Unlike many others, Economist George Magnus is not optimistic about China's outlook

George Magnus has the distinction - unlike many economic commentators - of being right, at least once.

Like Nouriel Roubini of "Dr Doom" fame, the 62-year-old senior economic adviser at Swiss bank UBS predicted the financial crisis.

The worrying thing for China is that he is now very bearish about the country's immediate economic outlook.

In his latest book, Uprising: Will Emerging Markets Shape or Shake the World Economy?, which is about to be translated into Chinese, he argues China's supposed property bubble may burst and its economy could experience the same sort of slowdown that has afflicted Japan for the past two decades.

"It is the most obvious place where there is obviously asset-price inflation," he says.

He believes the Chinese government's 4 trillion yuan (4.5 billion euros) stimulus package since the economic crisis could end in some form of bust.

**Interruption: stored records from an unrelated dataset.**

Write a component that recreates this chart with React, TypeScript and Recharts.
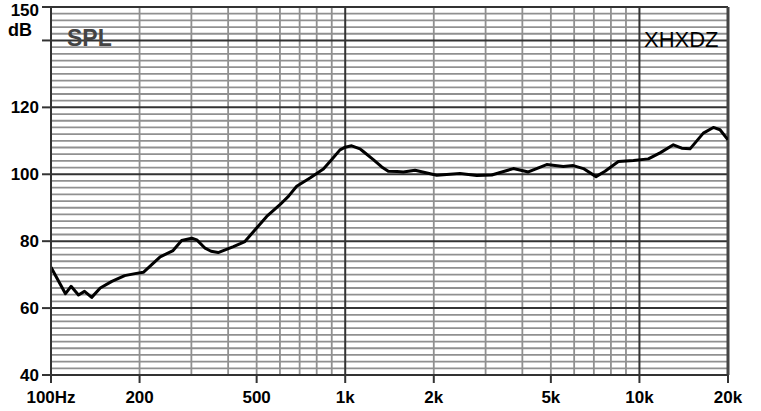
import React from "react";
import { LineChart, Line, XAxis, YAxis, ReferenceLine } from "recharts";

// frequency response
const freqs = [
  100, 112, 117, 124, 130, 137.5, 147, 161, 178, 193, 206, 220, 235, 260, 278, 301, 313, 334,
  350, 370, 417, 456, 494, 541, 600, 641, 684, 759, 843, 900, 960, 1000, 1052, 1123, 1152, 1246,
  1331, 1401, 1500, 1576, 1727, 2047, 2455, 2800, 3148, 3727, 4192, 4840, 5510, 5960, 6450,
  7120, 7640, 8480, 9540, 10720, 11750, 13040, 13920, 14860, 16490, 17830, 18790, 20000,
];
const spl = [
  72.2, 64.3, 66.5, 63.9, 65, 63.2, 66, 68, 69.7, 70.3, 70.7, 73, 75.3, 77.2, 80.2, 80.9, 80.4,
  77.9, 77.0, 76.6, 78.4, 79.9, 83.4, 87.4, 90.9, 93.4, 96.4, 98.9, 101.6, 104.4, 107.3, 108.1, 108.5,
  107.6, 106.8, 104.4, 102.2, 100.9, 100.8, 100.7, 101.2, 99.7, 100.2, 99.6, 99.8, 101.7, 100.7,
  102.9, 102.3, 102.6, 101.7, 99.3, 100.9, 103.8, 104.1, 104.6, 106.4, 108.8, 107.8, 107.6,
  112.3, 114, 113.3, 110.3,
];

const xTicks = [100, 200, 500, 1000, 2000, 5000, 10000, 20000];
const xTickLabels = ["100Hz", "200", "500", "1k", "2k", "5k", "10k", "20k"];
const yTicks = [40, 60, 80, 100, 120, 140, 150];
const yLabelled = [40, 60, 80, 100, 120, 150];

const minorFreqs = [
  200, 300, 400, 500, 600, 700, 800, 900, 2000, 3000, 4000, 5000, 6000, 7000, 8000, 9000,
];
const majorFreqs = [1000, 10000];
const minorDb = Array.from({ length: 54 }, (_, i) => 42 + i * 2).filter((v) => v % 20 !== 0);
const majorDb = [60, 80, 100, 120, 140];

const data = freqs.map((f, i) => ({ f, db: spl[i] }));

const tickFont = {
  fontFamily: "'Liberation Sans', Arial, sans-serif",
  fontSize: 17,
  fontWeight: "bold" as const,
  fill: "#000",
};

export default function App() {
  return (
    <div style={{ position: "absolute", left: 0, top: 0, width: 761, height: 411, background: "#fff" }}>
      <LineChart width={761} height={411} data={data} margin={{ top: 7, right: 33, bottom: 0, left: 0 }}>
        <XAxis
          dataKey="f"
          type="number"
          scale="log"
          domain={[100, 20000]}
          ticks={xTicks}
          tickFormatter={(v: number) => xTickLabels[xTicks.indexOf(v)] ?? ""}
          height={36}
          tickSize={8}
          tickMargin={8}
          axisLine={{ stroke: "#333", strokeWidth: 2 }}
          tickLine={{ stroke: "#333", strokeWidth: 2 }}
          tick={tickFont}
          allowDataOverflow
        />
        <YAxis
          type="number"
          domain={[40, 150]}
          ticks={yTicks}
          tickFormatter={(v: number) => (yLabelled.includes(v) ? String(v) : "")}
          width={51}
          tickSize={9}
          tickMargin={3}
          axisLine={{ stroke: "#333", strokeWidth: 2 }}
          tickLine={{ stroke: "#333", strokeWidth: 2 }}
          tick={tickFont}
          allowDataOverflow
        />
        {minorDb.map((v) => (
          <ReferenceLine key={"hy" + v} y={v} stroke="#909090" strokeWidth={1.8} />
        ))}
        {minorFreqs.map((v) => (
          <ReferenceLine key={"vx" + v} x={v} stroke="#909090" strokeWidth={1.8} />
        ))}
        {majorDb.map((v) => (
          <ReferenceLine key={"My" + v} y={v} stroke="#333" strokeWidth={2} />
        ))}
        {majorFreqs.map((v) => (
          <ReferenceLine key={"Mx" + v} x={v} stroke="#333" strokeWidth={2} />
        ))}
        <ReferenceLine y={150} stroke="#333" strokeWidth={2} />
        <ReferenceLine x={20000} stroke="#444" strokeWidth={3} />
        <Line
          dataKey="db"
          type="linear"
          stroke="#000"
          strokeWidth={3}
          strokeLinejoin="round"
          dot={false}
          isAnimationActive={false}
        />
      </LineChart>
      <div style={{ position: "absolute", left: 8, top: 20, fontFamily: "'Liberation Sans', Arial, sans-serif", fontSize: 18, fontWeight: "bold", color: "#000" }}>
        dB
      </div>
      <div style={{ position: "absolute", left: 67, top: 25, fontFamily: "'Liberation Sans', Arial, sans-serif", fontSize: 23, fontWeight: "bold", color: "#444", lineHeight: "26px" }}>
        SPL
      </div>
      <div style={{ position: "absolute", left: 644, top: 27, fontFamily: "'Liberation Sans', Arial, sans-serif", fontSize: 22, color: "#000", lineHeight: "26px" }}>
        XHXDZ
      </div>
    </div>
  );
}
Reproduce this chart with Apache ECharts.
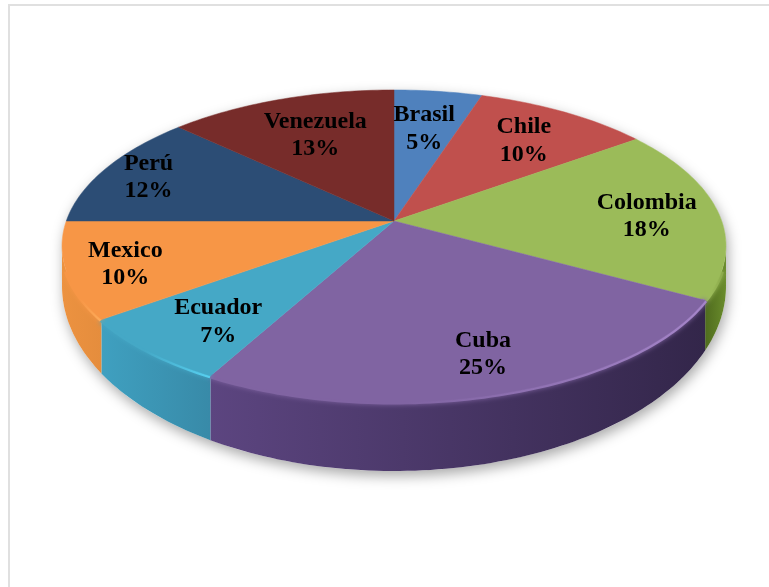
<!DOCTYPE html>
<html>
<head>
<meta charset="utf-8">
<style>
  html, body { margin: 0; padding: 0; background: #fff; overflow: hidden; }
  #frame { position: absolute; left: 8px; top: 4px; width: 790px; height: 620px; border: 2px solid #e0e0e0; box-sizing: border-box; }
  #chart { position: absolute; left: 0; top: 0; width: 769px; height: 587px; }
</style>
</head>
<body>
<div id="frame"></div>
<div id="chart"></div>
<script src="https://cdn.jsdelivr.net/npm/echarts@6/dist/echarts.min.js"></script>
<script>
// Share of each country, in percent, clockwise from twelve o'clock
const countries = ['Brasil', 'Chile', 'Colombia', 'Cuba', 'Ecuador', 'Mexico', 'Perú', 'Venezuela'];
const shares = [5, 10, 18, 25, 7, 10, 12, 13];

const topColors = ['#4f81bd', '#c0504d', '#9bbb59', '#8064a2', '#45a8c6', '#f79646', '#2c4d75', '#772c2a'];
const wallLeft  = ['#4f81bd', '#c0504d', '#4f6b1e', '#5c4580', '#3fa0c0', '#ec9240', '#2c4d75', '#772c2a'];
const wallRight = ['#3a5f8c', '#8e3a38', '#6a8c2c', '#33264a', '#388aa8', '#e58d3d', '#203858', '#571f1e'];
const rimColors = ['#4f81bd', '#c0504d', '#8aa84a', '#a585c9', '#58d2f2', '#ffae5c', '#2c4d75', '#772c2a'];

// Label nudges from the slice's default anchor, in pixels
const labelNudges = [[-3, 5], [3, 1], [19, 2], [15, 15], [-5, 11], [-36, 8], [-35, -5], [6, 5]];

// Projective view of the top face: apex position, size and tilt
const apexX = 394, apexY = 221, radiusX = 327.7, radiusY = 152, tilt = 0.16;
// Outline of the base of the disc, an ellipse lower and deeper than the top face
const baseHalfWidth = 332, baseCenterY = 286, baseHalfHeight = 185;
const anchorReach = 0.72;
// The bevel stops short of the widest points, where its ends would poke past the outline
const bevelInset = 0.16;

const total = shares.reduce((a, b) => a + b, 0);
const fullTurn = Math.PI * 2;
const starts = shares.map((_, i) => shares.slice(0, i).reduce((a, b) => a + b, 0) / total * fullTurn);
// Angles at which the top face reaches its widest points; the wall shows between them
const frontStart = Math.PI / 2 + Math.asin(tilt);
const frontEnd = fullTurn - frontStart;

function project(angle, reach) {
  const u = Math.sin(angle) * reach, v = Math.cos(angle) * reach, w = 1 + tilt * v;
  return [apexX + radiusX * u / w, apexY - radiusY * v / w];
}
function baseBelow(x) {
  const t = Math.min(1, Math.abs(x - apexX) / baseHalfWidth);
  return [x, baseCenterY + baseHalfHeight * Math.sqrt(1 - t * t)];
}
function arc(a0, a1) {
  const n = Math.max(2, Math.ceil(Math.abs(a1 - a0) / 0.02));
  const pts = [];
  for (let k = 0; k <= n; k++) pts.push(project(a0 + (a1 - a0) * k / n, 1));
  return pts;
}
const sliceSpan = i => [starts[i], starts[i] + shares[i] / total * fullTurn];
function frontSpan(i, inset) {
  const [a0, a1] = sliceSpan(i);
  const s = Math.max(a0, frontStart + inset), e = Math.min(a1, frontEnd - inset);
  return e > s ? [s, e] : null;
}
const empty = { type: 'group', children: [] };

// Soft ground shadow under the disc
function renderShadow(params) {
  if (params.dataIndex !== 0) return empty;
  const rim = arc(frontStart, frontEnd);
  const back = arc(frontEnd, frontStart + fullTurn);
  return {
    type: 'polygon',
    shape: { points: rim.map(p => baseBelow(p[0])).concat(back) },
    style: { fill: '#fff', shadowColor: 'rgba(0,0,0,0.34)', shadowBlur: 13, shadowOffsetX: 2, shadowOffsetY: 5 },
    silent: true
  };
}

// Outer wall of one slice, seen between the two widest points of the disc
function renderWall(params) {
  const i = params.dataIndex, span = frontSpan(i, 0);
  if (!span) return empty;
  const rim = arc(span[0], span[1]);
  const foot = rim.map(p => baseBelow(p[0])).reverse();
  return {
    type: 'polygon',
    shape: { points: rim.concat(foot) },
    style: {
      fill: new echarts.graphic.LinearGradient(0, 0, 1, 0, [
        { offset: 0, color: wallLeft[i] }, { offset: 1, color: wallRight[i] }
      ])
    },
    silent: true
  };
}

// Top face of one slice, the soft bevel on its front edge, and its label
function renderTop(params, api) {
  const i = params.dataIndex, [a0, a1] = sliceSpan(i);
  const anchor = project((a0 + a1) / 2, anchorReach);
  const children = [];
  const span = frontSpan(i, bevelInset);
  if (span) {
    children.push({
      type: 'polyline',
      shape: { points: arc(span[0], span[1]) },
      style: {
        fill: 'none', lineWidth: 5,
        stroke: new echarts.graphic.LinearGradient(1, 0, 0, 0, [
          { offset: 0, color: rimColors[i] },
          { offset: 0.6, color: topColors[i] },
          { offset: 1, color: topColors[i] }
        ]),
        shadowColor: topColors[i], shadowBlur: 5
      }
    });
  }
  children.push({
    type: 'polygon',
    shape: { points: [[apexX, apexY]].concat(arc(a0, a1)) },
    style: { fill: topColors[i], stroke: topColors[i], lineWidth: 0.5 }
  });
  children.push({
    type: 'text',
    x: anchor[0] + labelNudges[i][0],
    y: anchor[1] + labelNudges[i][1],
    z2: 10,
    style: {
      text: countries[i] + '\n' + api.value(0) + '%',
      fill: '#000',
      font: 'bold 24px "Liberation Serif", "Times New Roman", serif',
      lineHeight: 27.5,
      align: 'center',
      verticalAlign: 'middle'
    }
  });
  return { type: 'group', children };
}

const rows = countries.map((name, i) => ({ name, value: [shares[i]] }));
const layer = renderItem => ({
  type: 'custom', coordinateSystem: 'none', renderItem, data: rows, animation: false, silent: true
});

const chart = echarts.init(document.getElementById('chart'), null, { renderer: 'canvas' });
chart.setOption({
  animation: false,
  tooltip: { show: false },
  series: [layer(renderShadow), layer(renderWall), layer(renderTop)]
});
</script>
</body>
</html>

"Whether the tools of monetary policy are being applied adequately to put this genie (asset-price inflation) back in the bottle is where my concern is in a nutshell," he says.

Magnus has a certain slightly old-fashioned genteel academic manner that is slightly at odds with the modern steel and concrete offices of UBS' London headquarters right next to Liverpool Street Station.

He was in the news the morning of our interview with an article in the Financial Times warning that China might be reaching its credit-fueled "Minsky moment", named after the US economist Hyman Minski who warned of the dangers of economies becoming over-leveraged.

Magnus says China's political leaders are currently grappling with the same sort of economic issues that faced American politicians in the 1920s before the Wall Street crash and, indeed, the Japanese in the 1980s.

The comparison with the United States nearly 90 years ago relates to the actions of the then fledgling Federal Reserve Bank. It, too, was worried about the external value of its currency, like China is today.